Logo que chega à casa de Diana, Lucy observa a foto de seu filho Christopher
(Joseph Fiennes), que está a um bom tempo longe de casa na companhia de Niccoló
em uma viagem sem data para voltar. Pelas conversas desenvolvidas, a mãe
gostaria que o rapaz tomasse um rumo na vida e construísse uma família ao lado
de uma boa garota, mas já fica claro que a praia dele é outra. Miranda (Rachel
Weisz), também filha dos anfitriões, é uma mulher dominadora e ciumenta que
parece tolerar o jeito expansivo e liberal do namorado Richard (D. W. Moffett),
mas quando ele passa a cercar a jovem visitante o relacionamento passa por um
momento conturbado, dividindo-se entre momentos de puro prazer carnal e outros
de indiretas e desconfianças. Ainda temos o senhor Carlo Lisca (Carlo Cecchi),
que Lucy desconfia poder ser seu pai verdadeiro, e o jovem Osvaldo (Ignazio
Oliva), rapaz tão tímido quanto a virgenzinha, mas que demonstra realmente ter
sentimentos em relação a ela, porém, evita demonstrar por ser amigo de Niccoló.

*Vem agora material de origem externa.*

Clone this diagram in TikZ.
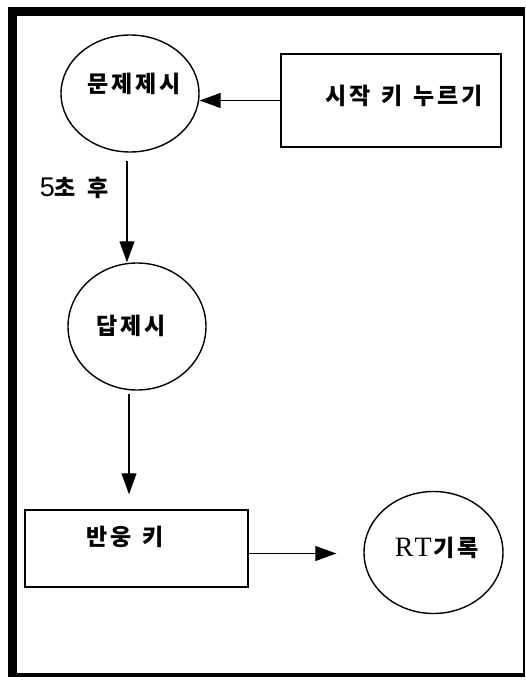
\documentclass[tikz,border=0pt]{standalone}
\usepackage{fontspec}
\setmainfont{Liberation Serif}
\newfontfamily\kr{Noto Sans CJK KR}
\newfontfamily\latsans{Liberation Sans}
\newcommand\kk{\kern3pt}
\newcommand\ksp{\kern11pt}
\usetikzlibrary{arrows.meta,shapes.geometric}
\begin{document}
\begin{tikzpicture}[x=1pt,y=-1pt,
  oval/.style={draw, line width=1.4pt, ellipse, inner sep=0pt},
  boxnode/.style={draw, line width=1.4pt, rectangle, inner sep=0pt},
  lbl/.style={inner sep=0pt, font=\kr\bfseries\fontsize{23}{25}\selectfont},
  arr/.style={line width=1.1pt, -{Triangle[length=21pt,width=15pt]}}]
\useasboundingbox (0,0) rectangle (526,680);
% frame
\fill (8,7) rectangle (17,677);
\fill (8,7) rectangle (525,16);
\fill (523,7) rectangle (525,677);
\fill (8,673) rectangle (525,677);
% shapes
\node[oval, minimum width=138pt, minimum height=117pt] (c1) at (130,93.5) {};
\node[boxnode, minimum width=220pt, minimum height=93pt] (b1) at (391,100.5) {};
\node[oval, minimum width=138pt, minimum height=127pt] (c2) at (137,326.5) {};
\node[boxnode, minimum width=223pt, minimum height=77pt] (b2) at (136.5,548.5) {};
\node[oval, minimum width=139pt, minimum height=122pt] (c3) at (433.5,552.5) {};
% texts
\node[lbl] (t1) at (134,84) {문\kk 제\kk 제\kk 시};
\node[lbl] (t2) at (404,96) {시\kk 작\ksp 키\ksp 누\kk 르\kk 기};
\node[lbl] (t3) at (131,326) {답\kk 제\kk 시};
\node[lbl] (t4) at (125,537) {반\kk 웅\ksp 키};
\node[inner sep=0pt] (t5) at (437,548) {{\fontsize{28}{30}\selectfont R\kern1pt T}\kern2pt{\kr\bfseries\fontsize{23}{25}\selectfont 기\kk 록}};
\node[inner sep=0pt] (t6) at (74,188) {{\latsans\fontsize{27}{29}\selectfont 5}{\kr\bfseries\fontsize{23}{25}\selectfont 초\ksp 후}};
% connectors
\draw[arr] (b1.west) -- (b1.west -| c1.east);
\coordinate (s1) at ([xshift=-3pt,yshift=-8pt]c1.south);
\draw[arr] (s1) -- (s1 |- c2.north);
\coordinate (s2) at ([xshift=-8pt,yshift=-3pt]c2.south);
\draw[arr] (s2) -- ([yshift=15pt]s2 |- b2.north);
\coordinate (s3) at ([yshift=-5pt]b2.east);
\draw[arr] (s3) -- ([xshift=-27pt]s3 -| c3.west);
\end{tikzpicture}
\end{document}
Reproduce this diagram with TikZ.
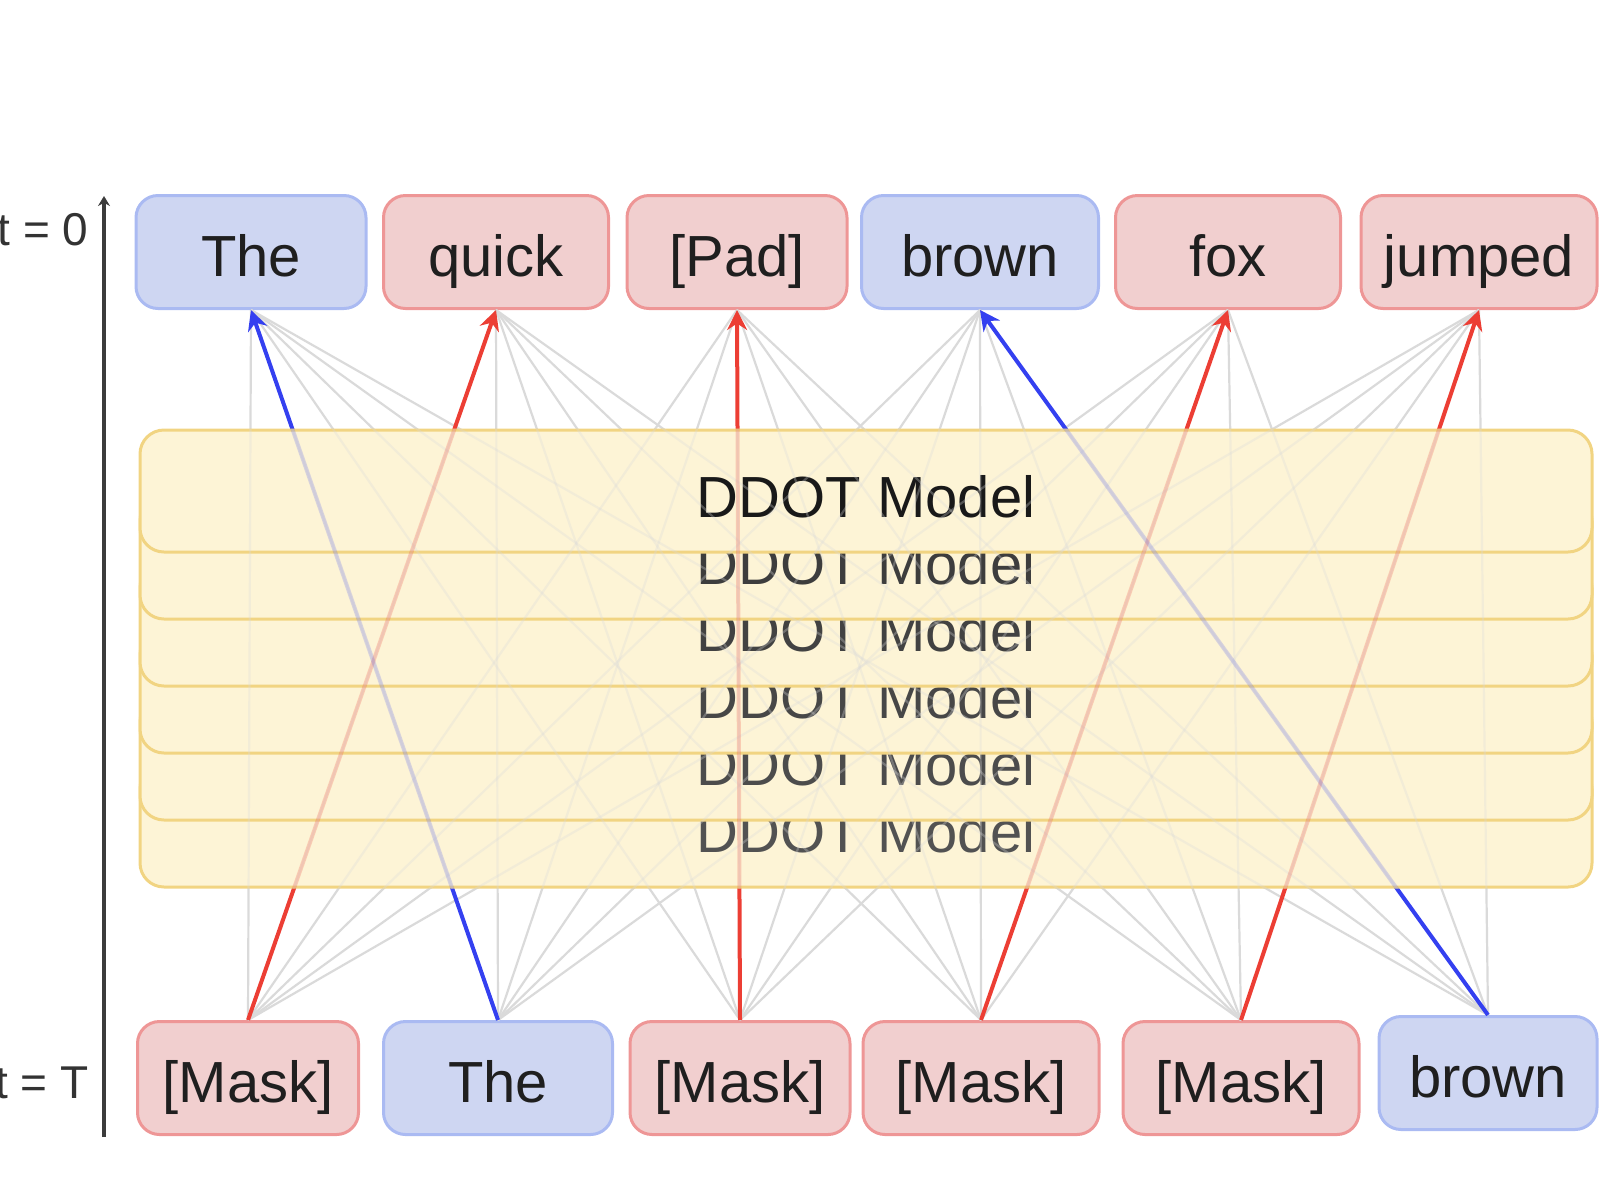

O título Beleza Roubada pode ser facilmente ligado a ideia da perda da
inocência da protagonista, mas também pode ser interpretado como a forma que a
presença dela mudou a vida de todos que a cercaram durante a estadia em
Toscana, trazendo mudanças e revelando segredos significativos, tanto positivos
quanto negativos. Visualmente o filme envelheceu bastante, mas para alguns isso
só ajudou a deixar a obra com um gostinho irresistível de nostalgia que no
final das contas acompanha bem a narrativa. Como já dito, nudez velada,
insinuações sexuais e compartilhar um mesmo baseado já não causam o mesmo
impacto de outrora e a forma como a tentação de estar na companhia de uma
virgem é abordada é totalmente diferente de hoje em dia quando a perda da
inocência não envolve mais sentimentos de qualquer espécie, apenas a sensação de vitória. Até o ritmo
lento da narrativa é um contraponto aos anos 2000 e serve como uma metáfora ao
tema. Se Lucy tinha paciência para aguardar um verdadeiro amor para se
entregar, hoje as próprias garotas já não se dão ao respeito e tratam a perda
da virgindade como uma gincana. Por todas essas e tantas outras diferenças de
conteúdo, narrativas, artísticas e técnicas é que esta obra não perdeu seu
valor, pelo contrário, ganhou status de registro histórico, quase como um filme
de época daqueles capazes de nos fazer querer voltar no tempo.